The report admits that it is still difficult to “ascertain a principled pattern for when the SEC will require a settling defendant to admit wrongdoing”. But the SEC did obtain admissions in some cases in the first half of 2016. “There’s no clear pattern for the admission of guilt following an enforcement action,” said Lanpher. “Where there is little in dispute, for example technical violations regarding blue sheet data, where there is clear liability and factual proof, you can expect an admission of fault. The other cases where there has been an admission are primarily those that involve a significant figure in the industry. But there are also many of the same kinds of cases where there is no admission required by the SEC, so it is very difficult to predict.”
Enforcement Director Andrew Ceresney told the attendees at a January 2016 Directors’ Forum that SEC accounting and financial reporting enforcement actions had more than doubled since 2013. He also highlighted that it had charged over 175 individuals in reporting and disclosure matters in the last two years. To go with this rising focus on accounting fraud, the SEC launched a new Corporate Issuer Risk Assessment tool. Asked where this renewed focus on accounting fraud originated, Lanpher said that it was a return to form, not a change of direction. “Enforcement Director Andrew Ceresney made a speech a few years ago where he pointed to the fact that accounting fraud cases were way down and he wondered why, noting that he questioned whether there was actually a reduction in accounting problems. It’s more likely that the financial crisis shifted the Commission’s focus away from these bread and butter cases and it is now refocusing its attention.”
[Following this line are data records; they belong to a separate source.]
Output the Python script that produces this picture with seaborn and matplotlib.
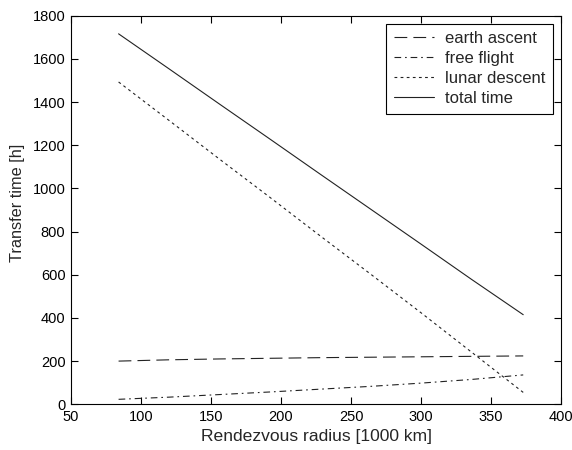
import numpy as np
import pandas as pd
import matplotlib
matplotlib.use("Agg")
import matplotlib.pyplot as plt
import seaborn as sns

# Data
radius = [84, 120, 156, 192, 228, 264, 300, 336, 373]
earth_ascent = [200, 206, 210, 213, 216, 218, 220, 222, 224]
free_flight = [23, 33, 45, 57, 70, 83, 98, 115, 136]
lunar_descent = [1493, 1315, 1136, 959, 780, 603, 424, 242, 55]
total_time = [1716, 1554, 1391, 1229, 1066, 904, 742, 579, 415]

series_names = ["earth ascent", "free flight", "lunar descent", "total time"]
series_values = [earth_ascent, free_flight, lunar_descent, total_time]

x_ticks = [50, 100, 150, 200, 250, 300, 350, 400]
y_ticks = [0, 200, 400, 600, 800, 1000, 1200, 1400, 1600, 1800]

frames = []
for name, vals in zip(series_names, series_values):
    frames.append(pd.DataFrame({"radius": radius, "time": vals, "series": name}))
df = pd.concat(frames, ignore_index=True)

sns.set_style("ticks")
plt.rcParams["font.family"] = ["Liberation Sans", "DejaVu Sans"]
plt.rcParams["xtick.direction"] = "in"
plt.rcParams["ytick.direction"] = "in"

fig = plt.figure(figsize=(5.72, 4.5), dpi=100)
ax = fig.add_axes([0.1241, 0.1016, 0.8567, 0.8635])

lw = 0.8
dashes = {
    "earth ascent": (11.5, 5.5),
    "free flight": (6.0, 3.5, 1.5, 3.5),
    "lunar descent": (2.5, 3.0),
    "total time": "",
}
sns.lineplot(data=df, x="radius", y="time", hue="series", style="series",
             palette=["#222222"] * 4, dashes=dashes, linewidth=lw,
             hue_order=series_names, style_order=series_names,
             ax=ax, legend=True)

ax.set_xlim(50, 400)
ax.set_ylim(0, 1800)
ax.set_xticks(x_ticks)
ax.set_yticks(y_ticks)
ax.tick_params(axis="both", which="both", direction="in", length=5, width=0.8,
               labelsize=10.5, top=True, right=True, colors="black", pad=4)
for s in ax.spines.values():
    s.set_visible(True)
    s.set_linewidth(0.8)
    s.set_color("black")

ax.set_xlabel("Rendezvous radius [1000 km]", fontsize=12.6, labelpad=4)
ax.set_ylabel("Transfer time [h]", fontsize=11.7)
ax.yaxis.set_label_coords(-0.093, 0.518)

leg = ax.legend(loc="upper right", fontsize=12, frameon=True, fancybox=False,
                edgecolor="black", framealpha=1, handlelength=2.4,
                borderaxespad=0.47, borderpad=0.45, labelspacing=0.3,
                handletextpad=0.7)
leg.get_frame().set_linewidth(0.8)
for h in leg.get_lines():
    h.set_linewidth(lw)

fig.savefig("out.png", dpi=100)
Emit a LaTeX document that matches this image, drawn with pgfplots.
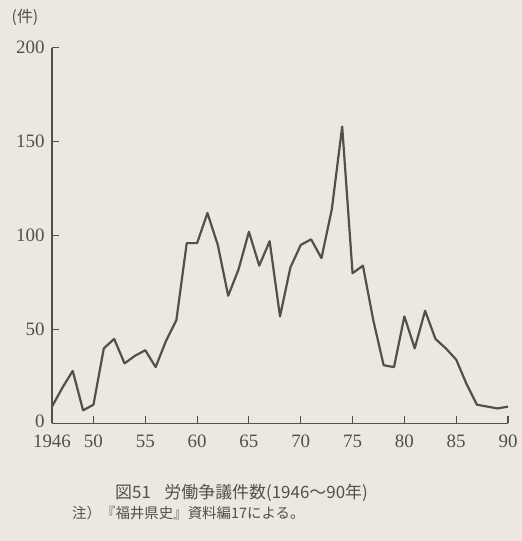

In addition, the SEC’s Division of Corporation Finance also updated its Compliance and Disclosure Interpretations (C&DIs) on May 17, 2016, tightening the rules on using non-GAAP accounting. Shearman expects that, in the future, the SEC will claim that a failure to comply with these C&DIs justifies enforcement actions. The Commission is also using “data mining and other technologies to detect potential financial misconduct before it becomes public”, and announced the formation of the Financial Reporting and Audit Group (FRAud Group) and introduced its Corporate Issuer Risk Assessment program (CIRA) in 2015. These are likely to lead to more enforcement actions rather than less.
Last year, a three-judge panel in the Eleventh Circuit placed a “statute of limitations” on the SEC for cases filed more than five years after the misconduct.Such a ruling would seem to allow every Wall St banker involved in the conduct that led to the crisis to be let off, but this is not the case. “It would be an oversimplification to say that the five-year statute of limitations decision could absolve anyone not currently under investigation for activities that might have led to the financial crisis. For example, under FIRREA [Financial Institutions Reform, Recovery, and Enforcement Act], the Department of Justice has up to 10 years to prosecute in certain cases involving banks and financial institutions, so it can still bring cases. In addition, the SEC could investigate if it thought misconduct was ongoing or where it believes individuals took actions to evade detection into the limitations period. This ruling will make it more difficult to bring prosecutions but it will not close them down.” So there’s hope yet.

Note: Since this article was written the SEC has announced that awards to whistleblowers have surpassed the $100m mark.